In the time that has elapsed since our analysis on corporate real estate responses around the world, COVID-19 infection rates have impacted countries with different levels of severity and resulted in quite a diverse range of coordinated responses around the globe, from China’s strict lockdown and travel bans to Sweden’s controversial laissez-faire approach.
Looking through the lens of corporate real estate, the global response is much more aligned. Office occupancy and utilisation have dived head first in every single country with no signs of a rebound to pre-coronavirus levels in sight. This has been compounded by the rising trend of permanent remote-working setups being introduced by companies large and small.
Using year-to-date office occupancy data, we calculated the average weekly peak utilisation to better understand the current state of corporate offices around the world and the direction they might be headed in the near future.
Weekly peak office utilisation in Asia
China and Singapore were the first countries to react to the developments of the novel coronavirus back in January and early February. While we can see that since locking down, office utilisation in Chinese cities has been slowly but steadily increasing over the course of the previous months, utilisation has remained conservative in Singapore. Offices in the city-state seemed to be on the path to a slow return until the week of March 13th, when the Ministry of Health advised employers to allow employees to telecommute, stagger their work hours, and commute at off-peak hours. On April 3rd, Prime Minister Lee Hsien Loong introduced a much stricter set of measures to curtail the rise of COVID-19 infections in Singapore as well as the risk of asymptomatic spread, effectively closing all non-essential workplaces until June. However, even after the end of the “circuit breaker” period, office occupancy remains stagnant at well below 10% peak capacity.

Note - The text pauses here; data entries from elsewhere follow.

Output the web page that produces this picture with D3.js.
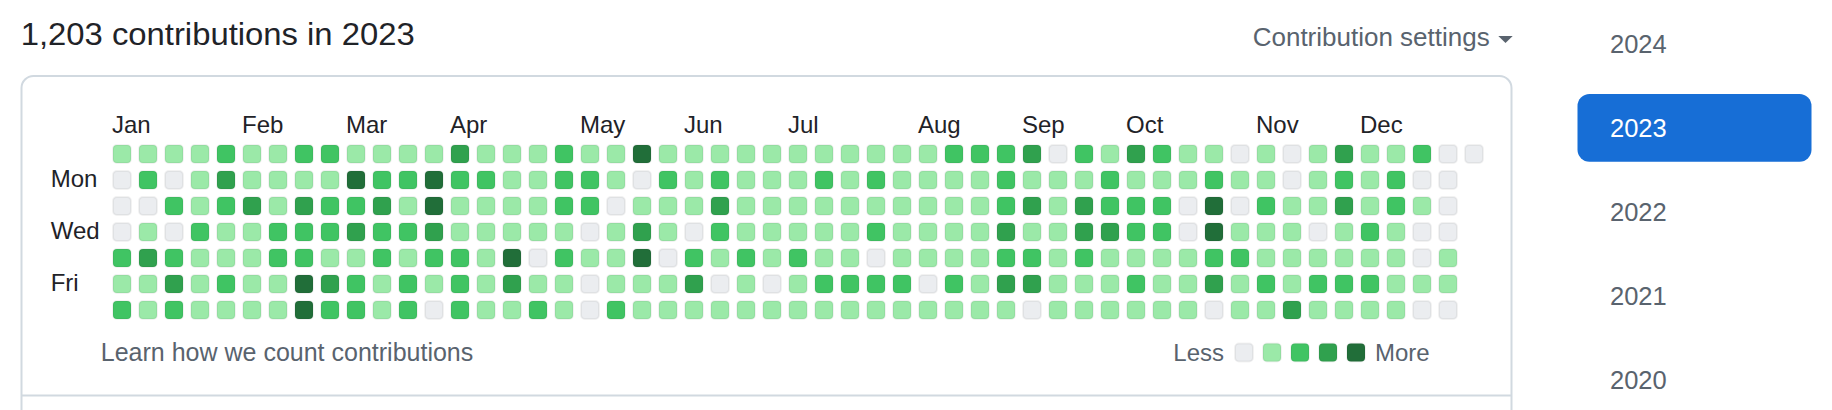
<!DOCTYPE html>
<html><head><meta charset="utf-8">
<script src="https://cdn.jsdelivr.net/npm/d3@7"></script>
<style>body{margin:0;background:#fff}svg{display:block}text{font-family:"Liberation Sans",Arial,sans-serif}</style>
</head><body><div id="chart"></div>
<script>
// ---- data ----
const year = 2023;
const titleText = "1,203 contributions in 2023";
const settingsText = "Contribution settings";
const learnText = "Learn how we count contributions";
// contribution level (0-4) per week column, one array per weekday
const sunLevels = [1,1,1,1,2,1,1,2,2,1,1,1,1,3, 1,1,1,2,1,1,4,1,1,1,1,1,1, 1,1,1,1,1,2,2,2,3,0,2,1,3,2, 1,1,0,1,0,1,3,1,1,2,0,0];
const monLevels = [0,2,0,1,3,1,1,1,1,4,2,2,4,2, 2,1,1,2,2,1,0,2,1,2,1,1,1, 2,1,2,1,1,1,1,2,1,1,1,2,1,1, 1,2,1,1,0,1,2,1,2,0,0];
const tueLevels = [0,0,2,1,2,3,1,3,2,2,3,1,4,1, 1,1,1,2,2,0,1,1,1,3,1,1,1, 1,1,1,1,1,1,1,2,3,1,3,2,2,2, 0,4,0,2,1,1,3,1,2,1,0];
const wedLevels = [0,1,0,2,1,1,2,2,2,3,2,2,3,1, 1,1,1,1,0,1,3,1,0,2,1,1,1, 1,1,2,1,1,1,1,3,1,1,3,3,2,2, 0,4,1,1,1,0,1,2,1,0,0];
const thuLevels = [2,3,2,1,1,1,2,2,1,1,2,1,2,2, 1,4,0,2,1,1,4,0,2,1,2,1,2, 1,1,0,1,1,1,1,2,2,1,2,1,1,1, 1,2,2,1,1,1,1,1,1,0,1];
const friLevels = [1,1,3,1,2,1,1,4,3,2,1,2,1,2, 1,3,1,1,0,1,1,1,3,0,1,0,1, 2,2,2,2,0,2,1,3,3,1,1,1,2,1, 1,3,1,2,1,2,2,2,1,1,1];
const satLevels = [2,1,2,1,1,1,1,4,2,2,1,2,0,2, 1,1,2,1,0,2,1,1,1,1,1,1,1, 1,1,1,1,1,1,1,1,0,1,1,1,1,1, 1,0,1,1,3,1,1,1,1,0,0];
const monthLabels = ["Jan","Feb","Mar","Apr","May","Jun","Jul","Aug","Sep","Oct","Nov","Dec"];
const weekdayLabels = ["","Mon","","Wed","","Fri",""];
const legendLevels = [0,1,2,3,4];
const yearList = ["2024","2023","2022","2021","2020"];
const selectedYear = "2023";
const levelColors = ["#ebedf0","#9be9a8","#40c463","#30a14e","#216e39"];

// ---- build ----
const W = 1832, H = 410;
const svg = d3.select("#chart").append("svg").attr("width", W).attr("height", H);
svg.append("rect").attr("width", W).attr("height", H).attr("fill", "#fff");

const rows = [sunLevels, monLevels, tueLevels, wedLevels, thuLevels, friLevels, satLevels];
const jan1 = new Date(year, 0, 1);
const cells = [];
rows.forEach((arr, r) => arr.forEach((lvl, c) => {
  cells.push({row: r, col: c, level: lvl, date: d3.timeDay.offset(jan1, c * 7 + r)});
}));
const nCols = d3.max(rows, a => a.length);

const x = d3.scaleBand().domain(d3.range(nCols)).range([112, 112 + nCols * 26 - 6]).paddingInner(6 / 26).paddingOuter(0);
const y = d3.scaleBand().domain(d3.range(7)).range([144, 144 + 7 * 26 - 6]).paddingInner(6 / 26).paddingOuter(0);
const color = d3.scaleOrdinal().domain(legendLevels).range(levelColors);

// title
svg.append("text").attr("x", 20.7).attr("y", 45).attr("font-size", 31.5).attr("fill", "#1f2328")
  .attr("textLength", 394).attr("lengthAdjust", "spacingAndGlyphs").text(titleText);
// settings
svg.append("text").attr("x", 1252.7).attr("y", 45.7).attr("font-size", 26).attr("fill", "#59636e").text(settingsText);
svg.append("path").attr("d", d3.line()([[1498.3, 36], [1512.7, 36], [1505.5, 43]])).attr("fill", "#59636e");

// box
svg.append("rect").attr("x", 21.5).attr("y", 76).attr("width", 1490).attr("height", 420).attr("rx", 12)
  .attr("fill", "none").attr("stroke", "#d1d9e0").attr("stroke-width", 2);
svg.append("line").attr("x1", 21.5).attr("x2", 1511.5).attr("y1", 395.5).attr("y2", 395.5)
  .attr("stroke", "#d1d9e0").attr("stroke-width", 2);

// month labels
const monthData = monthLabels.map((m, i) => {
  const firstSun = d3.timeSunday.ceil(new Date(year, i, 1));
  return {label: m, col: Math.floor(d3.timeDay.count(jan1, firstSun) / 7)};
});
svg.append("g").selectAll("text").data(monthData).join("text")
  .attr("x", d => x(d.col)).attr("y", 133.3).attr("font-size", 24).attr("fill", "#1f2328").text(d => d.label);

// weekday labels
svg.append("g").selectAll("text").data(weekdayLabels.map((l, i) => ({l, i})).filter(d => d.l)).join("text")
  .attr("x", 50.7).attr("y", d => y(d.i) + y.bandwidth() / 2 + 7).attr("font-size", 24).attr("fill", "#1f2328").text(d => d.l);

// cells
svg.append("g").selectAll("rect").data(cells).join("rect")
  .attr("x", d => x(d.col) + 1).attr("y", d => y(d.row) + 1)
  .attr("width", x.bandwidth() - 2).attr("height", y.bandwidth() - 2)
  .attr("rx", 4).attr("fill", d => color(d.level))
  .attr("stroke", "rgba(27,31,35,0.06)").attr("stroke-width", 2);

// footer
svg.append("text").attr("x", 100.8).attr("y", 360.7).attr("font-size", 25).attr("fill", "#59636e").text(learnText);
const lx = d3.scaleLinear().domain([0, 1]).range([1234, 1262]);
svg.append("text").attr("x", 1224).attr("y", 360.7).attr("text-anchor", "end").attr("font-size", 24).attr("fill", "#59636e").text("Less");
svg.append("g").selectAll("rect").data(legendLevels).join("rect")
  .attr("x", d => lx(d) + 1).attr("y", 343.5).attr("width", 18).attr("height", 18).attr("rx", 4)
  .attr("fill", d => color(d)).attr("stroke", "rgba(27,31,35,0.06)").attr("stroke-width", 2);
svg.append("text").attr("x", 1375).attr("y", 360.7).attr("font-size", 24).attr("fill", "#59636e").text("More");

// year list
const yy = d3.scalePoint().domain(yearList).range([53.3, 389.3]);
svg.append("rect").attr("x", 1577.5).attr("y", yy(selectedYear) - 43.3).attr("width", 234).attr("height", 67.7)
  .attr("rx", 12).attr("fill", "#176ed6");
svg.append("g").selectAll("text").data(yearList).join("text")
  .attr("x", 1610).attr("y", d => yy(d)).attr("font-size", 25.5)
  .attr("fill", d => d === selectedYear ? "#ffffff" : "#59636e").text(d => d);
</script></body></html>
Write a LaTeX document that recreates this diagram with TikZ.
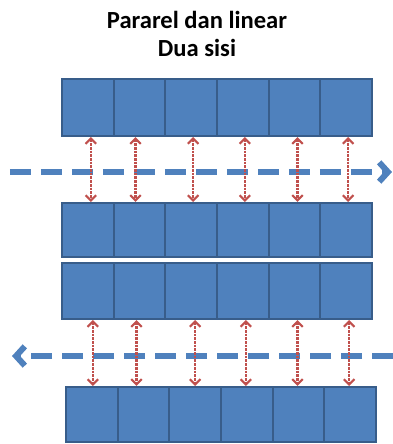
\documentclass[tikz,border=0pt]{standalone}
\usepackage{fontspec}
\setmainfont{Carlito}
\usepackage{tikz}
\usetikzlibrary{arrows.meta}

\definecolor{cellblue}{HTML}{4F81BD}
\definecolor{celledge}{HTML}{385D8A}
\definecolor{linkred}{HTML}{C0504D}

\tikzset{
	cell/.style={draw=celledge,fill=cellblue,line width=1.2pt,minimum width=1.033cm,inner sep=0pt},
	link/.style={linkred,line width=1.2pt,dash pattern=on 1.5pt off 0.6pt,{Straight Barb[length=3pt,width=6pt]}-{Straight Barb[length=3pt,width=6pt]}},
	flow/.style={cellblue,line width=3.4pt,dash pattern=on 0.42cm off 0.2cm,-{Straight Barb[length=5pt,width=11pt]}}
}

\begin{document}
\begin{tikzpicture}[x=0.02cm,y=-0.02cm]
		\useasboundingbox (0,0) rectangle (393,444);
		\node[font=\bfseries\fontsize{14}{16}\selectfont,align=center] (judul) at (197,34) {Pararel dan linear\\Dua sisi};
		% four rows of six cells
		\foreach \i in {1,...,6}{
			\node[cell,minimum height=1.14cm] (b1-\i) at ({62+(\i-0.5)*51.67},107.5) {};
			\node[cell,minimum height=1.08cm] (b2-\i) at ({62+(\i-0.5)*51.67},230) {};
			\node[cell,minimum height=1.12cm] (b3-\i) at ({62+(\i-0.5)*51.67},291) {};
			\node[cell,minimum height=1.1cm] (b4-\i) at ({66+(\i-0.5)*51.67},414.5) {};
		};
		% direction of flow
		\coordinate (f1a) at (10,172);
		\coordinate (f1b) at (392,172);
		\coordinate (f2a) at (393,356);
		\coordinate (f2b) at (12,356);
		\draw[flow] (f1a) -- (f1b);
		\draw[flow] (f2a) -- (f2b);
		\foreach \i/\dx in {1/3,2/-4,3/2,4/2,5/3,6/2}{
			\draw[link] ([xshift=\dx*0.02cm]b1-\i.south) -- ([xshift=\dx*0.02cm]b1-\i.south |- b2-\i.north);
		};
		\foreach \i/\dx in {1/5,2/-3,3/4,4/3,5/3,6/3}{
			\draw[link] ([xshift=\dx*0.02cm]b3-\i.south) -- ([xshift=\dx*0.02cm]b3-\i.south |- b4-\i.north);
		};
	\end{tikzpicture}
\end{document}
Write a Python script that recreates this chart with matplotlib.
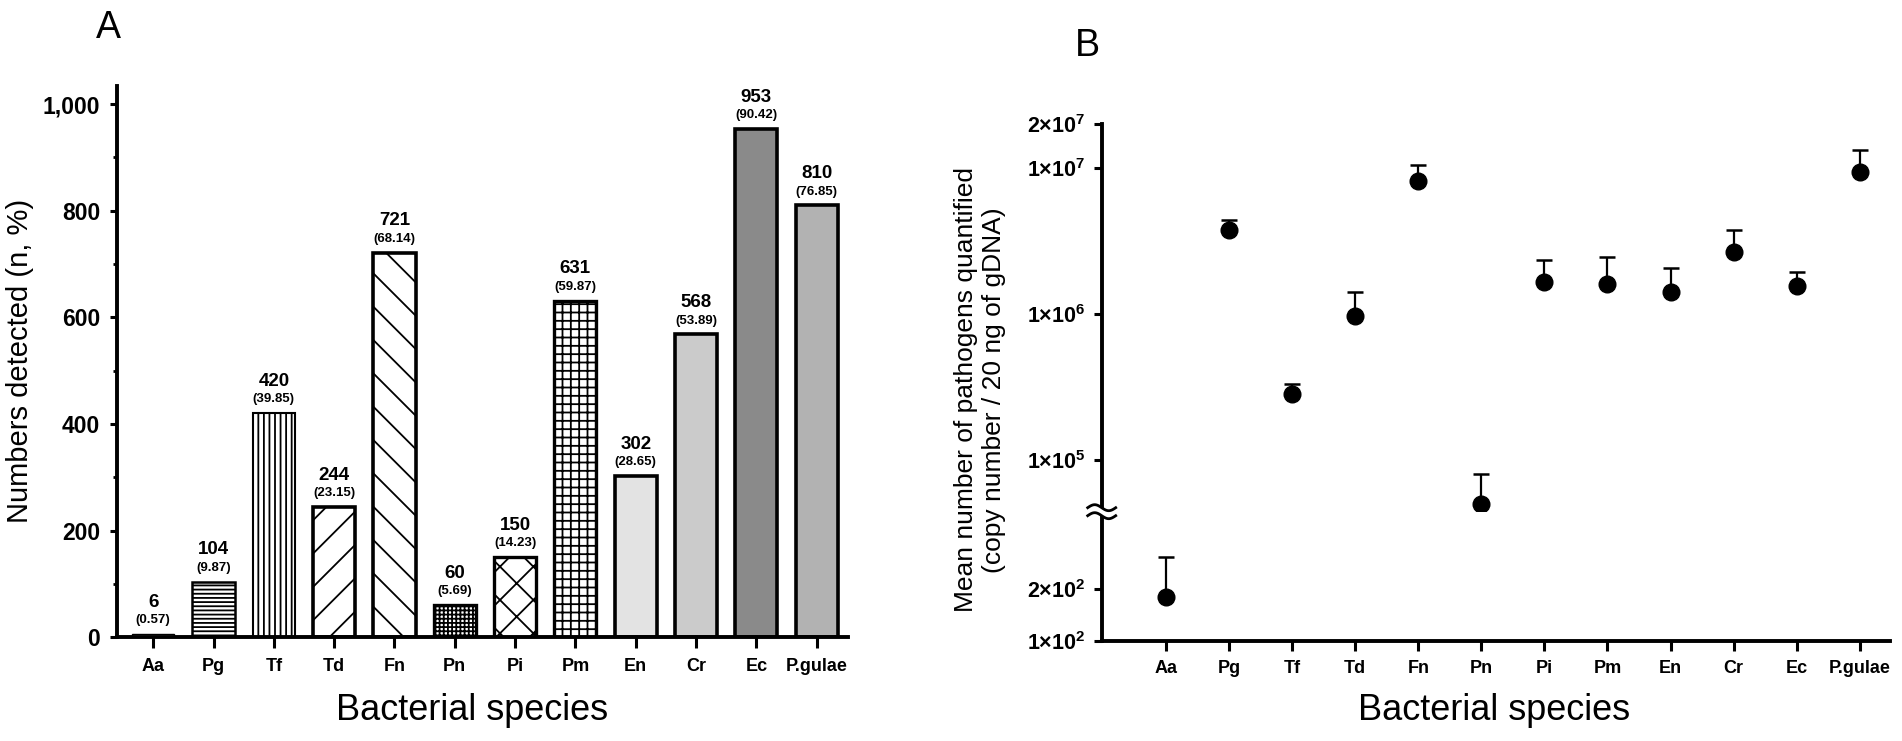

South Korea, which has been lauded in its handling of the outbreaks without resorting to drastic lockdown or quarantining measures, appears to be leading the return-to-work movement along with China. As active cases have remained low in the country since June, weekly peak office occupancy has surpassed 50% or half capacity.
As India has the world’s third highest number of infections, office occupancy has remained low. Following the government-mandated nationwide lockdown on March 25th, corporate offices have remained mostly empty.
Weekly peak office utilisation in Europe
In Europe, where the data points all reflect a precipitous drop at around the same time, there seems to be a strong inverse correlation between the severity of the spread and weekly peak office utilisation. Italy and the UK were the first countries in Europe to respond, and were also among the countries most hard-hit by the pandemic. As a result, office occupancy has remained low. As the UK currently has the world’s second-highest death rate per capita of major countries, knowledge workers in large UK cities such as London are not expecting a return to the office anytime soon.
Countries like Spain and France that also undertook drastic lockdown measures are continuing to operate cautiously. Both countries are beginning to lift their states of emergency albeit in different ways. As a result, we’re starting to see the beginnings of a very slow return to the office space.
Out of the countries whose data we gathered, Germany and Switzerland are the countries who are leading the return to work in Europe, with weekly peak office utilisation almost reaching 40% before the beginning of the summer holiday season.
Weekly peak office utilisation in Africa, Americas, and Australia
When looking at data from other parts of the world, we can clearly see that corporate offices in the Americas, namely the US, Brazil, and Mexico, are very much still in deep the trough of the pandemic. As some of the largest countries both land-wise and population-wise, it’s difficult to predict when employees will start to make their way into the office again as there are no indications of a change in occupancy patterns thus far.
In Australia, we’ve seen a swift resurgence in office occupancy in the beginning of June, when the country reported the lowest number of new cases since February, with no new cases in Sydney and Melbourne, Australia’s largest cities.
In general, as more and more companies such as Coca Cola, Google, and Twitter offer extended or even permanent home office and remote work options to their workforce, we may never see a full return to the peak office utilisation rates of pre-corona times: the new normal of work is one that will force companies large and small to pay closer attention to their real estate portfolio in an effort to understand their workforce’s new working habits.
* Locatee gathered anonymised workplace occupancy data from a sampling of workplaces across 24 cities in 15 countries. Thus, the information and interpretations presented in this article should not be taken as definitive representations of workplace occupancy patterns for entire countries.